Founders John and Carol Burrows believe that the growth of the business, founded in 1983, has been driven in part by the use of apprentices. The family-run business employs 18 full-time and ten part-time staff. Of the 18 stylists employed, 15 have gone through an Apprenticeship scheme. The company is rapidly expanding – it recently purchased an empty property next door to its current premises that it plans to develop into a beauty salon.
‘At the moment there is a crisis in the hairdressing industry in terms of recruiting staff – but we have the opposite problem – we have more staff than we can deal with, hence our expansion of the business,’ asserts John Burrows.
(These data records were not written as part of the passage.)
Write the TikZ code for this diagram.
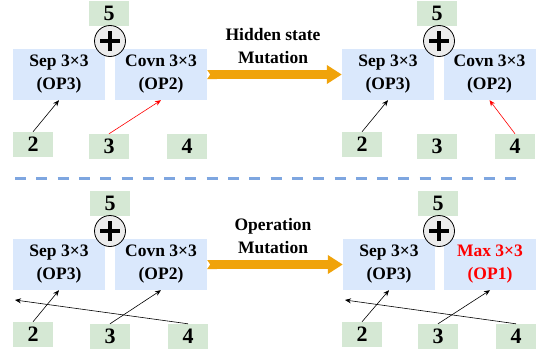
\documentclass[tikz,border=0pt]{standalone}
\usepackage{fontspec}
\setmainfont{Liberation Serif}
\usetikzlibrary{arrows.meta}
\definecolor{opblue}{HTML}{DAE8FC}
\definecolor{stgreen}{HTML}{D5E8D4}
\definecolor{mutorange}{HTML}{F0A30A}
\definecolor{splitblue}{HTML}{7EA6E0}
\def\opfont{\fontsize{17.5}{23}\selectfont\bfseries}
\def\stfont{\fontsize{22}{22}\selectfont\bfseries}
\tikzstyle{op}=[fill=opblue,minimum width=92pt,minimum height=51pt,
                inner sep=0pt,align=center,font=\opfont]
\tikzstyle{state}=[fill=stgreen,minimum width=40pt,minimum height=25pt,
                   inner sep=0pt,font=\stfont]
\tikzstyle{add}=[draw,circle,thick,fill=gray!15,minimum size=31pt,inner sep=0pt]
\tikzstyle{plus}=[line width=4pt]
\tikzstyle{link}=[-{Stealth[length=6pt,width=5pt]},semithick]
\tikzstyle{mutate}=[draw=mutorange,line width=9pt,
                    {Triangle Cap[reversed,length=3pt]}-{Triangle[length=15pt,width=18pt]}]
\tikzstyle{mlabel}=[align=center,font=\opfont]
\tikzstyle{split}=[splitblue,line width=3pt,dash pattern=on 11pt off 10.3pt]

\begin{document}
\begin{tikzpicture}[x=1pt,y=-1pt]
  \useasboundingbox (0,0) rectangle (537,356);

  % Hidden state mutation, before
  \node[state] (a5) at (109,13) {5};
  \node[op] (asep) at (59,74.5) {Sep 3×3\\(OP3)};
  \node[op] (acovn) at (161,74.5) {Covn 3×3\\(OP2)};
  \node[add] (aadd) at (110,41) {};
  \draw[plus] ([xshift=-10pt]aadd.center) -- ([xshift=10pt]aadd.center);
  \draw[plus] ([yshift=-10pt]aadd.center) -- ([yshift=10pt]aadd.center);
  \node[state] (a2) at (33,144.5) {2};
  \node[state] (a3) at (109,146.5) {3};
  \node[state] (a4) at (187,146.5) {4};

  \path[link] (a2.north) edge (asep.south);
  \path[link,red] (a3.north) edge (acovn.south);

  % Hidden state mutation, after
  \node[state] (b5) at (437,13) {5};
  \node[op] (bsep) at (388,74.5) {Sep 3×3\\(OP3)};
  \node[op] (bcovn) at (489.5,74.5) {Covn 3×3\\(OP2)};
  \node[add] (badd) at (439,41) {};
  \draw[plus] ([xshift=-10pt]badd.center) -- ([xshift=10pt]badd.center);
  \draw[plus] ([yshift=-10pt]badd.center) -- ([yshift=10pt]badd.center);
  \node[state] (b2) at (362,144.5) {2};
  \node[state] (b3) at (437,146.5) {3};
  \node[state] (b4) at (515,146.5) {4};

  \path[link] (b2.north) edge (bsep.south);
  \path[link,red] (b4.north) edge (bcovn.south);

  \node[mlabel] (hmut) at (273,46) {Hidden state\\Mutation};
  \draw[mutate] (acovn.east) -- (bsep.west);

  % Separator
  \draw[split] (15,178) -- (517,178);

  % Operation mutation, before
  \node[state] (c5) at (110,203) {5};
  \node[op] (csep) at (59,264.5) {Sep 3×3\\(OP3)};
  \node[op] (ccovn) at (161,264.5) {Covn 3×3\\(OP2)};
  \node[add] (cadd) at (110,231) {};
  \draw[plus] ([xshift=-10pt]cadd.center) -- ([xshift=10pt]cadd.center);
  \draw[plus] ([yshift=-10pt]cadd.center) -- ([yshift=10pt]cadd.center);
  \node[state] (c2) at (33,334.5) {2};
  \node[state] (c3) at (110,336.5) {3};
  \node[state] (c4) at (188,336.5) {4};
  \coordinate (cend) at (15,300);

  \path[link] (c2.north) edge (csep.south);
  \path[link] (c3.north) edge (ccovn.south);
  \path[link] (c4.north) edge (cend);

  % Operation mutation, after
  \node[state] (d5) at (438,203) {5};
  \node[op] (dsep) at (389,264.5) {Sep 3×3\\(OP3)};
  \node[op,text=red] (dmax) at (490,264.5) {Max 3×3\\(OP1)};
  \node[add] (dadd) at (439,231) {};
  \draw[plus] ([xshift=-10pt]dadd.center) -- ([xshift=10pt]dadd.center);
  \draw[plus] ([yshift=-10pt]dadd.center) -- ([yshift=10pt]dadd.center);
  \node[state] (d2) at (362,334.5) {2};
  \node[state] (d3) at (438,336.5) {3};
  \node[state] (d4) at (516,336.5) {4};
  \coordinate (dend) at (345,300);

  \path[link] (d2.north) edge (dsep.south);
  \path[link] (d3.north) edge (dmax.south);
  \path[link] (d4.north) edge (dend);

  \node[mlabel] (omut) at (273,236) {Operation\\Mutation};
  \draw[mutate] (ccovn.east) -- (dsep.west);

\end{tikzpicture}
\end{document}
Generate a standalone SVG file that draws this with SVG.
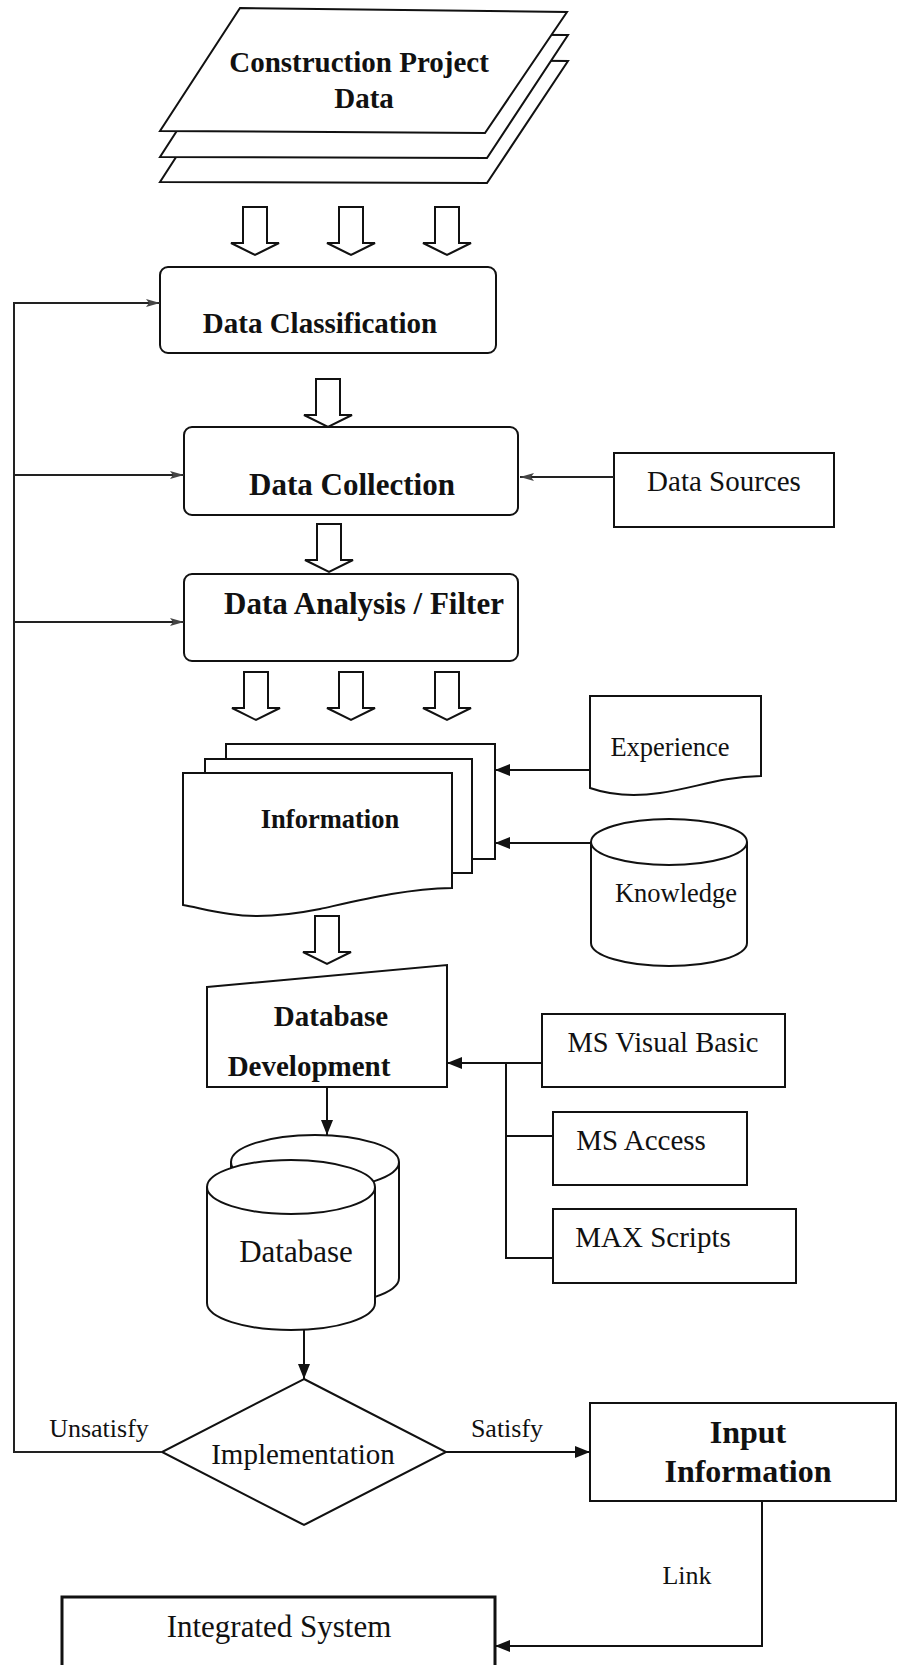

The Modern Apprenticeship programme, instigated ten years ago, is available to people between the ages of 16 and 24. Apprentices learn through a combination of on- and off-the-job education and training. They work alongside current staff and train with a local learning provider, usually on a day release basis. Businesses receive financial assistance from the LSC towards the cost of training.
‘For employers, apprenticeships make perfect sense – the more skills your staff have, the more effective your business will become, and it helps to build loyalty,’ acknowledges Burrows.
There is also an element of personal satisfaction that Burrows believes is important too.
‘We pride ourselves on making everyone feel valued and this enables us to get the most out of our staff. On a personal level, the satisfaction from being involved with apprenticeship training is tremendous and I take great pride in all our apprentices’ achievements. They are an investment in our future success,’ he declares.